As for the "liberal that can't see the racism" -- I am very tired of trying to work under a supposed Mutual Ministry model - where we celebrate the Ministry of the Baptized - and yet have seminary trained individuals who covertly impose their power and control, influencing liturgical decisions and secretly scheming to manipulate the diocesan agenda--this while the whole time celebrating how wonderful we are with our Mutual Ministry model.

For now, I'll take the in your face difficulties of the Roman Catholic establishment over the mendacity of the local Episcopalian leaders. However, to my horrified friends who cannot understand how a gay man in his right mind could do this, I would add that the Episcopal Church is not universally welcoming of LGBT folk; I was raised and confirmed in the Roman Catholic church; and, finally, I see myself as an Anglo-Catholic and will remain so wherever I choose to go to experience prayer, liturgy, and community.

Sunday, March 1, 2009

Late Winter Sunday Afternoon

This is a Hopper painting from the 1920's. I believe it's called "Automat." It reflects my mood today. The only thing separating me from the blackness is a cup of coffee. (Cue the dramatic music) I was most definitely fighting the demons this morning until I self-medicated with some caffeine. There's no denying it though. A moderate amount of caffeine keeps me on an even keel. Of course, too much triggers a bit of mania - I don't just mean that I'm wired. I start to make grandiose plans, I'm motivated to do all kinds of organizing. However, without it the mood swings decidely to the darkness. I've often wondered if it's possible to be a "little" bi-polar.

So what is this? I know I hit my "I'm done" moment with this winter when the temperature dropped to zero after the blizzard on Thursday. I almost made it to March which isn't a bad stretch. I'm usually the first to start wishing for the season to change - usually late July - and the last to start wishing for Spring. Is it my sky-rocketing propane bill? The water pump that won't shut off (big spike in my January electric). I know a large chunk of it is my decision to leave the Episcopal church and not yet knowing which way to go - ELCA or Roman Catholic. I also am trying to eat better as a Lenten practice. I hope to use the 40 day "Fast" as a way to lay the foundation for improved eating before I get so big I have to special order my clothes.

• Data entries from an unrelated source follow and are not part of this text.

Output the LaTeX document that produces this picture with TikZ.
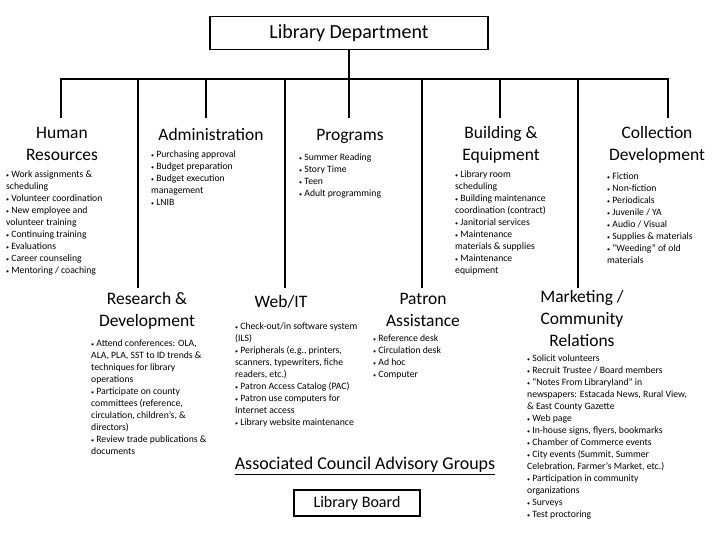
\documentclass[tikz,border=0pt]{standalone}
\usepackage{fontspec}
\setmainfont{Carlito}
\newcommand{\itemdot}{\raisebox{0.6pt}{\fontsize{6}{6}\selectfont•}\ }
\begin{document}
\begin{tikzpicture}[x=1pt, y=-1pt,
    box/.style={draw, line width=1.8pt},
    head/.style={align=center, inner sep=0pt, font=\fontsize{17.5}{22}\selectfont},
    items/.style={anchor=north west, align=left, inner sep=0pt, font=\fontsize{9.7}{12}\selectfont},
    bar/.style={line width=2.5pt}]
    \useasboundingbox (0,0) rectangle (720,540);

    \node[style=box, minimum width=278pt, minimum height=33pt, font=\fontsize{20}{22}\selectfont] (dept) at (349,33) {Library Department};

    % ends of the drops
    \coordinate (busL) at (61,79);
    \coordinate (hrTop) at (61,118);
    \coordinate (adTop) at (206,118);
    \coordinate (prTop) at (349,118);
    \coordinate (beTop) at (500,118);
    \coordinate (cdTop) at (668,118);
    \coordinate (rdTop) at (138,288);
    \coordinate (wiTop) at (285,288);
    \coordinate (paTop) at (422,288);
    \coordinate (mcTop) at (578,288);

    \draw[bar] (hrTop) -- (hrTop |- busL) -- (cdTop |- busL) -- (cdTop);
    \draw[bar] (dept.south) -- (prTop);
    \draw[bar] (adTop |- busL) -- (adTop);
    \draw[bar] (beTop |- busL) -- (beTop);
    \draw[bar] (rdTop |- busL) -- (rdTop);
    \draw[bar] (wiTop |- busL) -- (wiTop);
    \draw[bar] (paTop |- busL) -- (paTop);
    \draw[bar] (mcTop |- busL) -- (mcTop);

    % first row
    \node[style=head] (hr) at (62,144) {Human\\Resources};
    \node[style=items] (hrList) at (6,171) {\itemdot Work assignments \&\\scheduling\\\itemdot Volunteer coordination\\\itemdot New employee and\\volunteer training\\\itemdot Continuing training\\\itemdot Evaluations\\\itemdot Career counseling\\\itemdot Mentoring / coaching};

    \node[style=head] (ad) at (211,134) {Administration};
    \node[style=items] (adList) at (151,151) {\itemdot Purchasing approval\\\itemdot Budget preparation\\\itemdot Budget execution\\management\\\itemdot LNIB};

    \node[style=head] (pr) at (350,136) {Programs};
    \node[style=items] (prList) at (299,154) {\itemdot Summer Reading\\\itemdot Story Time\\\itemdot Teen\\\itemdot Adult programming};

    \node[style=head] (be) at (501,145) {Building \&\\Equipment};
    \node[style=items] (beList) at (455,171) {\itemdot Library room\\scheduling\\\itemdot Building maintenance\\coordination (contract)\\\itemdot Janitorial services\\\itemdot Maintenance\\materials \& supplies\\\itemdot Maintenance\\equipment};

    \node[style=head] (cd) at (657,145) {Collection\\Development};
    \node[style=items] (cdList) at (607,173) {\itemdot Fiction\\\itemdot Non-fiction\\\itemdot Periodicals\\\itemdot Juvenile / YA\\\itemdot Audio / Visual\\\itemdot Supplies \& materials\\\itemdot “Weeding” of old\\materials};

    % second row
    \node[style=head] (rd) at (147,311) {Research \&\\Development};
    \node[style=items] (rdList) at (91,340) {\itemdot Attend conferences: OLA,\\ALA, PLA, SST to ID trends \&\\techniques for library\\operations\\\itemdot Participate on county\\committees (reference,\\circulation, children’s, \&\\directors)\\\itemdot Review trade publications \&\\documents};

    \node[style=head] (wi) at (281,302) {Web/IT};
    \node[style=items] (wiList) at (235,323) {\itemdot Check-out/in software system\\(ILS)\\\itemdot Peripherals (e.g., printers,\\scanners, typewriters, fiche\\readers, etc.)\\\itemdot Patron Access Catalog (PAC)\\\itemdot Patron use computers for\\Internet access\\\itemdot Library website maintenance};

    \node[style=head] (pa) at (423,310) {Patron\\Assistance};
    \node[style=items] (paList) at (373,335) {\itemdot Reference desk\\\itemdot Circulation desk\\\itemdot Ad hoc\\\itemdot Computer};

    \node[style=head] (mc) at (582,318) {Marketing /\\Community\\Relations};
    \node[style=items] (mcList) at (527,355) {\itemdot Solicit volunteers\\\itemdot Recruit Trustee / Board members\\\itemdot “Notes From Libraryland” in\\newspapers: Estacada News, Rural View,\\\& East County Gazette\\\itemdot Web page\\\itemdot In-house signs, flyers, bookmarks\\\itemdot Chamber of Commerce events\\\itemdot City events (Summit, Summer\\Celebration, Farmer’s Market, etc.)\\\itemdot Participation in community\\organizations\\\itemdot Surveys\\\itemdot Test proctoring};

    % advisory groups
    \node[font=\fontsize{18}{20}\selectfont] (acag) at (365,466) {\underline{Associated Council Advisory Groups}};
    \node[style=box, line width=1.5pt, minimum width=126pt, minimum height=26pt, font=\fontsize{16}{18}\selectfont] (board) at (357,503) {Library Board};
\end{tikzpicture}
\end{document}
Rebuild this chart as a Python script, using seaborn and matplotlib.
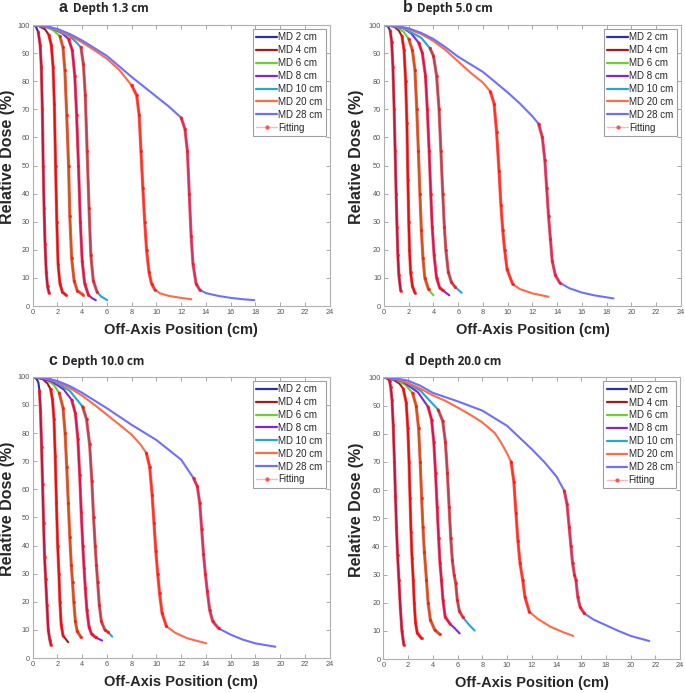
import pandas as pd
import seaborn as sns
import matplotlib.pyplot as plt
from matplotlib.lines import Line2D

fields = [2, 4, 6, 8, 10, 20, 28]
depths = ['1.3', '5.0', '10.0', '20.0']
letters = ['a', 'b', 'c', 'd']
colors = ['#2e2ea8', '#a3191c', '#6ccf2a', '#8424d8', '#22a6d6', '#ff6b45', '#6f6fff']

# panel a, depth 1.3 cm  (off-axis cm, relative dose %)
a_md2 = [(0, 100), (0.25, 99.5), (0.45, 97.5), (0.6, 93), (0.7, 85), (0.78, 70), (0.85, 50),
         (0.92, 35), (1.0, 22), (1.1, 12), (1.2, 7), (1.32, 4.7)]
a_md4 = [(0, 100), (0.5, 99.6), (1.0, 98.5), (1.3, 96.5), (1.5, 93), (1.65, 85), (1.75, 72),
         (1.85, 50), (1.95, 30), (2.05, 15), (2.2, 8), (2.4, 5), (2.69, 3.9)]
a_md6 = [(0, 100), (1, 99.5), (1.7, 98), (2.2, 96), (2.45, 92), (2.6, 84), (2.75, 68), (2.9, 50),
         (3.0, 32), (3.15, 17), (3.35, 9), (3.6, 5.5), (4.03, 4.1)]
a_md8 = [(0, 100), (1.5, 99), (2.4, 97), (2.9, 95), (3.2, 91), (3.4, 82), (3.55, 68), (3.7, 50),
         (3.85, 30), (4.0, 16), (4.2, 8), (4.5, 4), (4.8, 2.8), (5.1, 2.1)]
a_md10 = [(0, 100), (1.5, 99), (3, 96), (3.6, 93.5), (3.9, 92), (4.1, 86), (4.25, 75), (4.4, 55),
          (4.55, 35), (4.7, 18), (4.9, 9), (5.2, 5), (5.5, 3.5), (6.02, 2.1)]
a_md20 = [(0, 100), (1, 99.6), (2, 98.3), (3, 96.3), (4, 93.8), (5, 91), (6, 88), (7, 84), (8, 78.5),
          (8.4, 75), (8.6, 68), (8.75, 55), (8.9, 42), (9.05, 30), (9.2, 20), (9.4, 12), (9.6, 8),
          (9.87, 5.8), (10.3, 4.5), (11, 3.6), (12, 2.9), (12.82, 2.4)]
a_md28 = [(0, 100), (1, 99.7), (2, 98.6), (3, 96.8), (4, 94.5), (6, 89), (8, 81.5), (10, 74.5),
          (11, 71), (12, 67), (12.3, 63), (12.5, 55), (12.65, 40), (12.8, 25), (12.95, 15),
          (13.2, 8), (13.5, 5.7), (14, 4.6), (15, 3.6), (16, 2.9), (17, 2.4), (17.9, 2.1)]
a_fit = [(0.3, 1.32), (1.3, 2.69), (2.2, 4.03), (2.9, 4.5), (3.9, 5.2), (8.0, 9.9), (12.0, 13.5)]

# panel b, depth 5.0 cm
b_md2 = [(0, 100), (0.3, 99.6), (0.5, 98), (0.62, 94), (0.72, 85), (0.82, 70), (0.9, 55), (0.98, 40),
         (1.05, 28), (1.12, 18), (1.2, 11), (1.35, 5.4)]
b_md4 = [(0, 100), (0.8, 99.5), (1.2, 98), (1.45, 96), (1.62, 91), (1.75, 80), (1.85, 65), (1.93, 45),
         (2.0, 30), (2.06, 20), (2.15, 12), (2.3, 7), (2.5, 4.7)]
b_md6 = [(0, 100), (1, 99.5), (1.6, 97.5), (2.0, 95), (2.3, 91), (2.5, 84), (2.65, 70), (2.78, 55),
         (2.9, 40), (3.02, 27), (3.15, 17), (3.3, 10), (3.6, 5.9), (3.99, 3.8)]
b_md8 = [(0, 100), (1.5, 99), (2.2, 97), (2.8, 93.7), (3.1, 90), (3.35, 82), (3.5, 70), (3.65, 55),
         (3.78, 40), (3.9, 28), (4.05, 18), (4.25, 10), (4.5, 6.5), (4.74, 5.6), (5.28, 3.8)]
b_md10 = [(0, 100), (1.5, 99), (3, 95.5), (3.72, 91.7), (4.0, 89), (4.25, 82), (4.45, 70), (4.6, 55),
          (4.75, 40), (4.88, 28), (5.0, 20), (5.2, 12), (5.45, 8.5), (5.74, 6.8), (6.28, 4.7)]
b_md20 = [(0, 100), (1, 99.6), (2, 98.5), (3, 96.8), (4, 94.3), (5, 91), (6, 87), (7, 83), (8, 79.5),
          (8.6, 76.3), (8.9, 72), (9.1, 62), (9.3, 48), (9.45, 36), (9.6, 27), (9.75, 20),
          (9.95, 13), (10.4, 7.8), (11, 6), (12, 4.5), (13.3, 3.3)]
b_md28 = [(0, 100), (1, 99.7), (2, 98.8), (3, 97.2), (4, 95), (5, 92), (6, 88.7), (8, 83.3), (10, 76),
          (11, 72), (12, 67.5), (12.5, 64.8), (12.8, 60), (13.0, 52), (13.15, 42), (13.3, 32),
          (13.45, 24), (13.6, 16), (13.85, 11), (14.2, 8.3), (15, 6.3), (16, 4.8), (17, 3.8),
          (18.55, 2.7)]
b_fit = [(0.4, 1.35), (1.4, 2.5), (2.0, 3.6), (2.8, 4.74), (3.7, 5.74), (8.6, 10.4), (12.5, 14.2)]

# panel c, depth 10.0 cm
c_md2 = [(0, 100), (0.3, 99.3), (0.46, 98), (0.55, 95), (0.63, 88), (0.72, 75), (0.8, 62), (0.88, 48),
         (0.96, 36), (1.05, 28), (1.15, 19), (1.26, 10), (1.38, 6.5), (1.48, 4.6)]
c_md4 = [(0, 100), (0.8, 99.2), (1.2, 97.6), (1.45, 95.5), (1.6, 92), (1.72, 85), (1.82, 72),
         (1.92, 55), (2.02, 40), (2.12, 30), (2.2, 20), (2.3, 12), (2.45, 8), (2.87, 5.6)]
c_md6 = [(0, 100), (1, 99.2), (1.7, 97.2), (2.15, 94.2), (2.45, 89), (2.62, 80), (2.75, 68),
         (2.88, 55), (3.0, 43), (3.12, 33), (3.22, 27), (3.32, 20), (3.45, 13), (3.6, 9.5), (3.9, 7.4)]
c_md8 = [(0, 100), (1.5, 98.5), (2.5, 95.5), (3.15, 91.8), (3.45, 87), (3.65, 78), (3.8, 65),
         (3.92, 52), (4.05, 40), (4.15, 32), (4.25, 25), (4.38, 17), (4.55, 11), (4.76, 8.5),
         (5.1, 7.3), (5.61, 6.2)]
c_md10 = [(0, 100), (1.5, 99), (3, 95), (4.03, 89.4), (4.35, 85), (4.6, 76), (4.78, 63), (4.92, 50),
          (5.05, 40), (5.15, 33), (5.25, 27), (5.38, 19), (5.55, 13), (5.83, 10), (6.1, 9.2),
          (6.42, 7.6)]
c_md20 = [(0, 100), (1, 99.5), (2, 98.2), (3, 96), (4, 93.3), (5, 90), (6, 86.5), (7, 83), (8, 79.4),
          (8.7, 76), (9.19, 72.8), (9.45, 68), (9.65, 58), (9.8, 48), (9.95, 38), (10.1, 30),
          (10.25, 23), (10.45, 16), (10.8, 11.3), (11.5, 9), (12.5, 7), (14.03, 5.2)]
c_md28 = [(0, 100), (1, 99.6), (2, 98.5), (3, 96.7), (4, 94.3), (6, 88.8), (8, 82.9), (10, 77.5),
          (12, 70.5), (13.0, 63.9), (13.3, 61), (13.5, 55), (13.65, 46), (13.8, 37), (13.95, 30),
          (14.1, 24), (14.3, 17), (14.55, 13), (15.03, 10.5), (16, 8.3), (17, 6.5), (18, 5.2),
          (19.6, 4.0)]
c_fit = [(0.5, 1.48), (1.4, 2.5), (2.15, 3.9), (3.15, 5.1), (4.03, 6.1), (9.19, 10.9), (13.0, 15.03)]

# panel d, depth 20.0 cm
d_md2 = [(0, 100), (0.3, 99.6), (0.5, 98.8), (0.6, 96.5), (0.7, 92), (0.8, 83), (0.9, 70), (0.98, 58),
         (1.06, 47), (1.15, 37), (1.26, 28), (1.38, 18), (1.5, 10), (1.66, 5)]
d_md4 = [(0, 100), (0.8, 99.2), (1.3, 97.8), (1.61, 96), (1.85, 91), (1.98, 82), (2.08, 70),
         (2.16, 57), (2.24, 45), (2.32, 36), (2.42, 28), (2.5, 20), (2.6, 13), (2.74, 9.3), (3.09, 7.3)]
d_md6 = [(0, 100), (1, 99.2), (1.8, 97.3), (2.36, 94.4), (2.65, 90), (2.85, 82), (2.98, 70), (3.1, 57),
         (3.2, 47), (3.32, 38), (3.49, 28), (3.62, 20), (3.8, 14), (4.16, 10.3), (4.56, 8.8)]
d_md8 = [(0, 100), (1.5, 98.7), (2.8, 94.7), (3.62, 89.5), (3.9, 85), (4.08, 77), (4.22, 66),
         (4.35, 54), (4.47, 43), (4.58, 34), (4.7, 28), (4.82, 21), (5.0, 15), (5.37, 12.6),
         (5.8, 10.8), (6.17, 9.1)]
d_md10 = [(0, 100), (1.5, 99), (3, 95.3), (4.43, 88.5), (4.8, 84.5), (5.02, 77), (5.18, 66),
          (5.32, 54), (5.45, 43), (5.58, 35), (5.72, 30), (5.85, 27), (5.98, 21), (6.15, 17),
          (6.44, 14.8), (6.9, 12.3), (7.38, 10.1)]
d_md20 = [(0, 100), (1, 99.5), (2, 98), (3, 96), (4, 93.6), (5, 91.7), (6, 89.3), (7, 86.8), (8, 84),
          (9, 80.3), (9.5, 77), (10, 73), (10.33, 70), (10.55, 63), (10.72, 52), (10.88, 42),
          (11.05, 34), (11.27, 28), (11.45, 22), (11.8, 16.8), (12.5, 14.2), (13.5, 11.5),
          (14.5, 9.6), (15.36, 8.2)]
d_md28 = [(0, 100), (1, 99.7), (2, 98.8), (3, 97), (4, 94.5), (5, 93), (6, 91.5), (8, 88.2),
          (10, 82.8), (12, 74.5), (13, 70), (14, 64.8), (14.63, 59.7), (14.85, 55), (15.02, 47),
          (15.17, 40), (15.3, 34), (15.45, 30), (15.57, 28), (15.72, 22), (15.9, 18.5),
          (16.24, 16.2), (17, 14), (18, 12), (19, 10), (20, 8.2), (21.5, 6.4)]
d_fit = [(0.5, 1.66), (1.6, 3.09), (2.36, 4.56), (3.62, 5.37), (4.43, 6.44), (10.33, 11.8), (14.63, 16.24)]

curves = {
    'a': [a_md2, a_md4, a_md6, a_md8, a_md10, a_md20, a_md28],
    'b': [b_md2, b_md4, b_md6, b_md8, b_md10, b_md20, b_md28],
    'c': [c_md2, c_md4, c_md6, c_md8, c_md10, c_md20, c_md28],
    'd': [d_md2, d_md4, d_md6, d_md8, d_md10, d_md20, d_md28],
}
fits = {'a': a_fit, 'b': b_fit, 'c': c_fit, 'd': d_fit}

labels = ['MD {} cm'.format(f) for f in fields]
pal = dict(zip(labels, colors))

rows = []
for p in letters:
    for lab, pts, (lo, hi) in zip(labels, curves[p], fits[p]):
        for x, y in pts:
            rows.append((p, lab, x, y, lo <= x <= hi))
df = pd.DataFrame(rows, columns=['panel', 'field', 'x', 'y', 'fit'])

sns.set_style('ticks')
plt.rcParams['font.family'] = ['Liberation Sans', 'DejaVu Sans']

fig = plt.figure(figsize=(6.85, 6.93), dpi=100)
boxes = {
    'a': [0.0477, 0.5584, 0.4337, 0.4055],
    'b': [0.5606, 0.5584, 0.4334, 0.4055],
    'c': [0.0477, 0.0505, 0.4337, 0.4058],
    'd': [0.5596, 0.0490, 0.4334, 0.4065],
}
title_pos = {'a': (0.085, 0.983), 'b': (0.588, 0.983), 'c': (0.070, 0.474), 'd': (0.590, 0.474)}
ylab_x = {'a': -0.058, 'b': -0.066, 'c': -0.058, 'd': -0.066}

for p, depth in zip(letters, depths):
    ax = fig.add_axes(boxes[p])
    part = df[df['panel'] == p]
    sns.lineplot(data=part, x='x', y='y', hue='field', hue_order=labels, palette=pal,
                 sort=False, estimator=None, lw=1.5, legend=False, ax=ax)
    sns.lineplot(data=part[part['fit']], x='x', y='y', units='field', estimator=None,
                 sort=False, color='#ff1010', lw=2.3, alpha=0.62, marker='.', ms=3,
                 mec='#ff1010', ax=ax)

    ax.set_xlim(0, 24)
    ax.set_ylim(0, 100)
    ax.set_xticks(range(0, 25, 2))
    ax.set_yticks(range(0, 101, 10))
    ax.tick_params(direction='in', length=3, width=0.6, color='#9a9a9a', labelcolor='#555555',
                   labelsize=5.3, top=True, right=True, pad=2)
    for s in ax.spines.values():
        s.set_visible(True)
        s.set_color('#b0b0b0')
        s.set_linewidth(0.8)
    ax.set_xlabel('Off-Axis Position (cm)', fontsize=10.5, fontweight='bold', labelpad=5)
    ax.set_ylabel('Relative Dose (%)', fontsize=11.5, fontweight='bold')
    ax.yaxis.set_label_coords(ylab_x[p], 0.53)

    handles = [Line2D([], [], color=c, lw=1.6) for c in colors]
    handles.append(Line2D([], [], color='#ffb8b8', lw=1, marker='.', ms=4,
                          mfc='#ff5050', mec='#ff5050'))
    leg = ax.legend(handles, labels + ['Fitting'], loc='upper right', fontsize=7,
                    labelspacing=0.3, handlelength=2.1, handletextpad=0.15,
                    borderpad=0.35, borderaxespad=0.4, fancybox=False, framealpha=1)
    leg.get_frame().set_edgecolor('#a0a0a0')
    leg.get_frame().set_linewidth(0.8)

    tx, ty = title_pos[p]
    fig.text(tx, ty, p, fontsize=11.5, fontweight='bold', va='baseline')
    fig.text(tx + 0.021, ty, 'Depth {} cm'.format(depth), fontsize=8.5, fontweight='bold',
             family=['Open Sans', 'DejaVu Sans'], va='baseline')

fig.savefig('out.png', dpi=100)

Yet I have the pleasure of dog sitting for my neighbors' Airedale, Chance, this week. Always back to the dogs, I know. They keep me alive and well. Also, I continue to have to rescue the birds that accidentally end up trapped in the porch. With the dogs coming and going all the time, they fly in through the open door, that's where the winter location of the feeders is. It's a very special feeling to have a small bird gently grasped in your hands for a brief moment before you release him/her back to freedom.

So today I thought I'd sit down and write - not try to be profound - not worry about whether or not people are reading this stuff. Basically follow my own advise. My Pop has been driving school bus for the past few years and shared some feelings about his experiences with me on the phone this morning. I told him he should start blogging as a way of dealing with his feelings. That got me pondering on the reasons why I blog and has lead to this ramble.

Why do we blog? I know I get a charge from watching my visit meter climb. I know I want people to think I'm smart, deep, wise, etc. etc. I know I want to be heard. Al Pacino has a monologue in Frankie and Johnny in which he tries to explain to Frankie why she and he must connect. He says that we all go around in this world trapped in these bubbles bouncing off of each other and never really connecting. I think I blog because I want to connect.